McDonald's is expected to report Q1 earnings with U.S. same-store sales up 3.9% year over year, extending growth for a fourth straight quarter, while international sales are seen rising 4%. Headwinds include poor weather, tougher comparisons to the Minecraft Movie Meal, higher beef costs, and potential consumer pressure from the US-Iran conflict. Offsetting that, new value menus, the Big Arch burger, and specialty drinks could support incremental traffic and check size.

Analysis

The near-term setup is less about headline comp risk and more about mix: value-led traffic can preserve transactions, but it likely compresses ticket unless the new beverage platform offsets it. That matters because beverages are structurally high-margin and operationally easier to scale than food promotions, so even modest adoption can protect franchisee economics while improving corporate systemwide sales quality. If management can show attach rates improving into a slower traffic backdrop, the market may re-rate this from a “defensive burger chain” to a category-level beverage/occasion platform.
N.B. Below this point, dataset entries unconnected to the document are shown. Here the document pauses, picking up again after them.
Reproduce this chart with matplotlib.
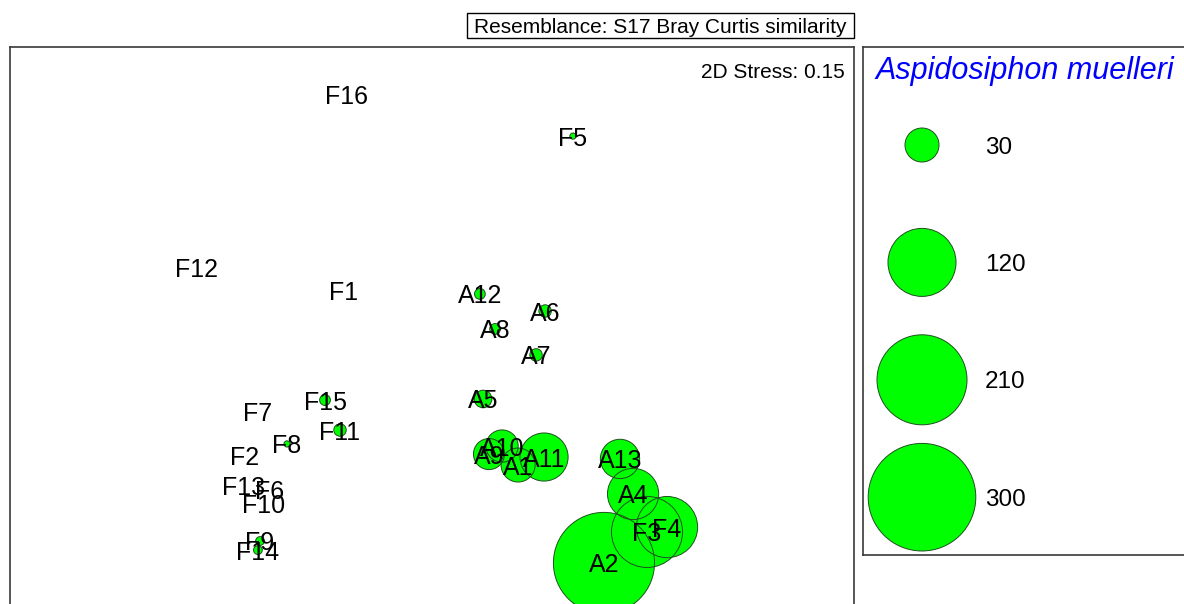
import matplotlib
matplotlib.use("Agg")
import matplotlib.pyplot as plt
from matplotlib.patches import Rectangle

plt.rcParams["font.family"] = ["Liberation Sans", "DejaVu Sans"]

# nMDS ordination of samples (Bray-Curtis resemblance)
samples = ["F16", "F5", "F12", "F1", "A12", "A6", "A8", "A7", "A5", "F15",
           "F7", "F11", "F8", "F2", "A10", "A9", "A1", "A11", "A13", "A4",
           "F13", "F6", "F10", "F3", "F4", "F9", "F14", "A2"]
mds_x = [-0.403, 0.668, -1.114, -0.417, 0.227, 0.536, 0.299, 0.493, 0.242, -0.507,
         -0.829, -0.436, -0.687, -0.886, 0.332, 0.270, 0.408, 0.531, 0.891, 0.953,
         -0.891, -0.768, -0.796, 1.019, 1.114, -0.815, -0.825, 0.815]
mds_y = [1.118, 0.919, 0.294, 0.185, 0.171, 0.090, 0.005, -0.118, -0.327, -0.332,
         -0.384, -0.474, -0.540, -0.597, -0.550, -0.588, -0.640, -0.602, -0.611, -0.777,
         -0.735, -0.754, -0.820, -0.957, -0.934, -1.000, -1.043, -1.104]
# Aspidosiphon muelleri abundance per sample
abundance = [0, 1, 0, 0, 3, 4, 3, 4, 8, 3,
             0, 4, 1, 0, 27, 25, 30, 60, 40, 68,
             0, 0, 0, 131, 97, 2, 2, 265]
legend_values = [30, 120, 210, 300]

title_text = "Resemblance: S17 Bray Curtis similarity"
stress_text = "2D Stress: 0.15"
species = "Aspidosiphon muelleri"

W, H = 1184, 604
BUBBLE = 20.0          # marker area (pt^2) per unit abundance
FILL = "#00ff00"
EDGE = "#1f4f1f"
FRAME = "#3a3a3a"

fig = plt.figure(figsize=(W / 100, H / 100), dpi=100)


def fx(px):
    return px / W


def fy(py):
    return 1 - py / H


# main ordination panel (runs past the bottom edge of the canvas)
left, right, top, bottom = 10, 854, 47, 650
ax = fig.add_axes([fx(left), fy(bottom), fx(right - left), (bottom - top) / H])
ax.set_xlim(-2.0, 2.0)
ax.set_ylim((330 - bottom) / 211, (330 - top) / 211)
ax.set_xticks([])
ax.set_yticks([])
for sp in ax.spines.values():
    sp.set_color(FRAME)
    sp.set_linewidth(1.2)

sizes = [BUBBLE * v for v in abundance]
# fills first, then all outlines so overlapping rims stay visible
ax.scatter(mds_x, mds_y, s=sizes, c=FILL, edgecolors="none", zorder=2)
ax.scatter(mds_x, mds_y, s=sizes, facecolors="none", edgecolors=EDGE,
           linewidths=0.7, zorder=3)
for name, x, y in zip(samples, mds_x, mds_y):
    ax.text(x, y, name, fontsize=18, ha="center", va="center_baseline",
            color="black", zorder=4)

fig.text(fx(845), fy(70), stress_text, fontsize=15, ha="right",
         va="center_baseline")

# resemblance caption box
fig.add_artist(Rectangle((fx(467), fy(38)), fx(854 - 467), 25 / H,
                         transform=fig.transFigure, facecolor="white",
                         edgecolor="black", linewidth=1.0))
fig.text(fx(660.5), fy(25.5), title_text, fontsize=15, ha="center",
         va="center_baseline")

# bubble-size key
kl, kr, kt, kb = 863, 1200, 47, 555
lax = fig.add_axes([fx(kl), fy(kb), fx(kr - kl), (kb - kt) / H])
lax.set_xlim(0, kr - kl)
lax.set_ylim(kb - kt, 0)
lax.set_xticks([])
lax.set_yticks([])
for sp in lax.spines.values():
    sp.set_color(FRAME)
    sp.set_linewidth(1.2)
lax.text(13, 20, species, fontsize=22, style="italic", color="#0000ff",
         ha="left", va="center_baseline")
key_y = [98 + i * 117.4 for i in range(len(legend_values))]
key_x = [59] * len(legend_values)
key_s = [BUBBLE * v for v in legend_values]
lax.scatter(key_x, key_y, s=key_s, c=FILL, edgecolors=EDGE, linewidths=0.7)
for v, y in zip(legend_values, key_y):
    lax.text(122, y, str(v), fontsize=17.5, ha="left", va="center_baseline")

fig.savefig("out.png", dpi=100)
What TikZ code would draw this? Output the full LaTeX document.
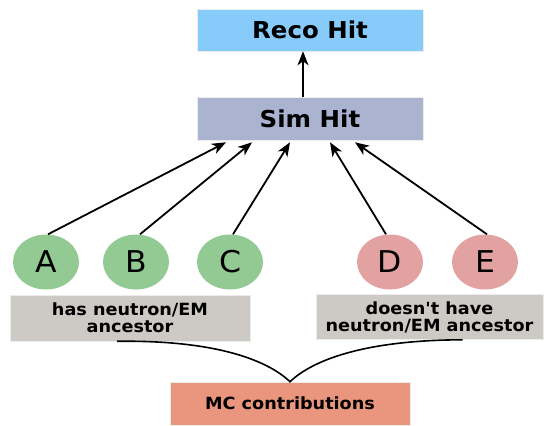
\documentclass[tikz,border=0pt]{standalone}
\usepackage{fontspec}
\setmainfont{DejaVu Sans}[FakeStretch=1.05, Ligatures=TeXOff]
\usetikzlibrary{shapes.geometric,arrows.meta}
\definecolor{recoblue}{HTML}{87CBFA}
\definecolor{simblue}{HTML}{AAB4D0}
\definecolor{hitgreen}{HTML}{93C993}
\definecolor{hitpink}{HTML}{E2A2A2}
\definecolor{labelgray}{HTML}{CDC9C5}
\definecolor{mcsalmon}{HTML}{EA957D}
\tikzset{
  hitbox/.style={rectangle, draw=white!85!gray, line width=0.6pt, minimum width=226pt, minimum height=42pt, inner sep=0pt, font=\bfseries\fontsize{23.3}{26}\selectfont},
  contrib/.style={ellipse, minimum width=66pt, minimum height=55pt, inner sep=0pt, font=\fontsize{30}{32}\selectfont},
  grouplabel/.style={rectangle, fill=labelgray, draw=white!85!gray, line width=0.6pt, inner sep=0pt, align=center, font=\bfseries\fontsize{16.8}{17}\selectfont},
  feed/.style={line width=1.8pt, -{Stealth[length=14pt,width=11pt,inset=4pt]}},
  joinline/.style={line width=1.6pt}
}
\begin{document}
\begin{tikzpicture}[x=1pt,y=-1pt]
\useasboundingbox (0,0) rectangle (544,426);
\node[hitbox, fill=recoblue] (reco) at (310,30) {Reco Hit};
\node[hitbox, fill=simblue, minimum height=43pt] (sim) at (310,118.5) {Sim Hit};
\node[contrib, fill=hitgreen] (A) at (46,262) {A};
\node[contrib, fill=hitgreen] (B) at (136,262) {B};
\node[contrib, fill=hitgreen] (C) at (230,262) {C};
\node[contrib, fill=hitpink] (D) at (390,262) {D};
\node[contrib, fill=hitpink] (E) at (485,262) {E};
\node[grouplabel, minimum width=240pt, minimum height=46pt] (gl) at (130,318) {has neutron/EM\\ancestor};
\node[grouplabel, minimum width=227pt, minimum height=45pt] (gr) at (429.5,317) {doesn't have\\neutron/EM ancestor};
\node[hitbox, fill=mcsalmon, minimum width=240pt, minimum height=43pt, font=\bfseries\fontsize{16.8}{18}\selectfont] (mc) at (290,403.5) {MC contributions};
% arrow targets on Sim Hit
\coordinate (tA) at ([xshift=-84pt,yshift=-2pt]sim.south);
\coordinate (tB) at ([xshift=-58pt,yshift=-2pt]sim.south);
\coordinate (tC) at ([xshift=-20pt,yshift=-2pt]sim.south);
\coordinate (tD) at ([xshift=20pt,yshift=-2pt]sim.south);
\coordinate (tE) at ([xshift=45pt,yshift=-2pt]sim.south);
\coordinate (sUp) at ([xshift=-7pt]sim.north);
\coordinate (rDown) at ([xshift=-7pt]reco.south);
\draw[feed] ([xshift=2pt]A.north) -- (tA);
\draw[feed] ([xshift=4pt]B.north) -- (tB);
\draw[feed] ([xshift=3pt]C.north) -- (tC);
\draw[feed] ([xshift=-4pt]D.north) -- (tD);
\draw[feed] ([xshift=2pt]E.north) -- (tE);
\draw[feed] (sUp) -- (rDown);
% joining curves
\coordinate (lstart) at ([xshift=-13pt]gl.south);
\coordinate (rstart) at ([xshift=33pt]gr.south);
\draw[joinline] (lstart) .. controls (210,340) and (265,358) .. (mc.north)
                .. controls (315,358) and (370,340) .. (rstart);
\end{tikzpicture}
\end{document}
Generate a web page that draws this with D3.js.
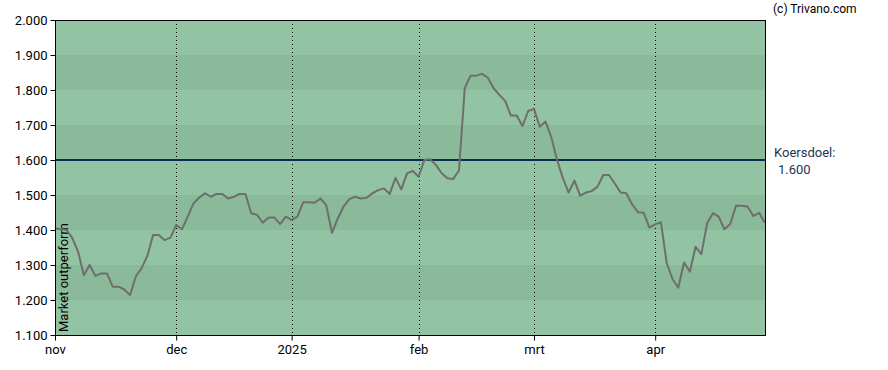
<!DOCTYPE html>
<html>
<head>
<meta charset="utf-8">
<script src="https://cdn.jsdelivr.net/npm/d3@7"></script>
<style>
body{margin:0;background:#fff;}
svg{display:block;font-family:Roboto,"Liberation Sans",Arial,sans-serif;}
</style>
</head>
<body>
<svg id="c" width="888" height="370"></svg>
<script>
const values = [1.405,1.402,1.400,1.377,1.338,1.271,1.300,1.269,1.276,1.276,
1.238,1.238,1.230,1.214,1.267,1.291,1.326,1.386,1.386,1.371,
1.378,1.414,1.402,1.438,1.476,1.493,1.505,1.495,1.503,1.503,
1.490,1.495,1.503,1.503,1.448,1.443,1.421,1.436,1.436,1.417,
1.438,1.429,1.438,1.479,1.479,1.478,1.490,1.471,1.392,1.433,
1.467,1.488,1.495,1.490,1.492,1.505,1.514,1.519,1.503,1.549,
1.516,1.562,1.569,1.552,1.600,1.602,1.586,1.562,1.548,1.546,
1.570,1.805,1.841,1.841,1.846,1.835,1.805,1.786,1.769,1.727,
1.727,1.697,1.740,1.746,1.695,1.710,1.665,1.600,1.548,1.507,
1.541,1.498,1.507,1.511,1.524,1.557,1.557,1.533,1.507,1.505,
1.473,1.451,1.449,1.407,1.416,1.422,1.305,1.260,1.235,1.307,
1.281,1.352,1.331,1.419,1.448,1.438,1.402,1.417,1.469,1.469,
1.467,1.440,1.449,1.421];
const monthLabels = ["nov","dec","2025","feb","mrt","apr"];
const monthIdx = [0,21,41,63,83,104];
const yTicks = [1.1,1.2,1.3,1.4,1.5,1.6,1.7,1.8,1.9,2.0];
const target = 1.6;

const svg = d3.select("#c");
const L=55, R=766, T=20, B=335;
const x = d3.scaleLinear().domain([0,123.2]).range([L,R]);
const y = d3.scaleLinear().domain([1.1,2.0]).range([B,T]);

// bands
const bands = d3.range(yTicks.length-1).map(i=>[yTicks[i],yTicks[i+1]]);
svg.append("g").selectAll("rect").data(bands).join("rect")
  .attr("x",L).attr("width",R-L)
  .attr("y",d=>y(d[1])).attr("height",d=>y(d[0])-y(d[1]))
  .attr("fill",(d,i)=> i%2===0 ? "#92c3a2" : "#8aba9a");

// vertical dotted gridlines
svg.append("g").selectAll("line").data(monthIdx.slice(1)).join("line")
  .attr("x1",d=>Math.round(x(d))+0.5).attr("x2",d=>Math.round(x(d))+0.5)
  .attr("y1",T).attr("y2",B)
  .attr("stroke","#000").attr("stroke-width",1).attr("stroke-dasharray","1,3");

// market outperform label
svg.append("text")
  .attr("transform",`translate(${L+13},${B-3}) rotate(-90)`)
  .attr("font-size",13).attr("fill","#000").text("Market outperform");

// target line
svg.append("line").attr("x1",L).attr("x2",R)
  .attr("y1",y(target)).attr("y2",y(target))
  .attr("stroke","#0b2e4f").attr("stroke-width",2);

// price line
svg.append("path").datum(values)
  .attr("fill","none").attr("stroke","#6e6e6e").attr("stroke-width",2)
  .attr("stroke-linejoin","round")
  .attr("d",d3.line().x((d,i)=>x(i)).y(d=>y(d)));

// frame
svg.append("rect").attr("x",L+0.5).attr("y",T+0.5).attr("width",R-L-1).attr("height",B-T)
  .attr("fill","none").attr("stroke","#000").attr("stroke-width",1);

// axes
const yAxis = d3.axisLeft(y).tickValues(yTicks).tickFormat(d3.format(".3f")).tickSize(5).tickPadding(3);
const gy = svg.append("g").attr("transform",`translate(${L+0.5},0)`).call(yAxis);
gy.select(".domain").remove();
gy.selectAll("text").attr("font-size",13).attr("fill","#000").attr("font-family","Roboto");

const xAxis = d3.axisBottom(x).tickValues(monthIdx).tickFormat((d,i)=>monthLabels[i]).tickSize(5).tickPadding(4);
const gx = svg.append("g").attr("transform",`translate(0,${B+0.5})`).call(xAxis);
gx.select(".domain").remove();
gx.selectAll("text").attr("font-size",13).attr("fill","#000").attr("font-family","Roboto");

// right labels
svg.append("text").attr("x",774).attr("y",157).attr("font-size",13).attr("fill","#1c3553").text("Koersdoel:");
svg.append("text").attr("x",778).attr("y",174).attr("font-size",13).attr("fill","#1c3553").text(d3.format(".3f")(target));
svg.append("text").attr("x",773).attr("y",13).attr("font-size",12).attr("fill","#000").text("(c) Trivano.com");
</script>
</body>
</html>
The bigger second-order effect is competitive pressure on peers that rely more heavily on breakfast and snack-daypart defense. A credible value architecture from a category leader tends to force promotional matching at the unit level, which can disproportionately hurt smaller chains and regional operators with less purchasing leverage and thinner franchisee margins. On the supply side, higher beef costs are not just a margin headwind for McDonald’s; they also raise the cost of imitation for rivals trying to chase core sandwich traffic with similar value bundles. The stock’s drawdown already embeds a lot of macro anxiety, so the print is likely to trade more on guidance around beverage rollout and menu innovation than on the quarter itself. The key bearish scenario is not a miss on comps but evidence that traffic is being bought with discounting and that the new drink platform fails to lift check, which would imply the current value strategy is dilutive rather than additive. Conversely, a clean read-through on mix could support a multi-quarter estimate reset even if weather and geopolitics soften the near-term number. Contrarianly, the market may be underestimating the optionality from menu adjacency: drinks can expand occasions without cannibalizing core food demand if positioned as add-ons, and that can raise frequency more sustainably than meal-deal churn. The consensus also seems too focused on same-store sales versus margin composition; for a franchised model, a small improvement in franchisee profitability can unlock more aggressive local reinvestment, which compounds over several quarters.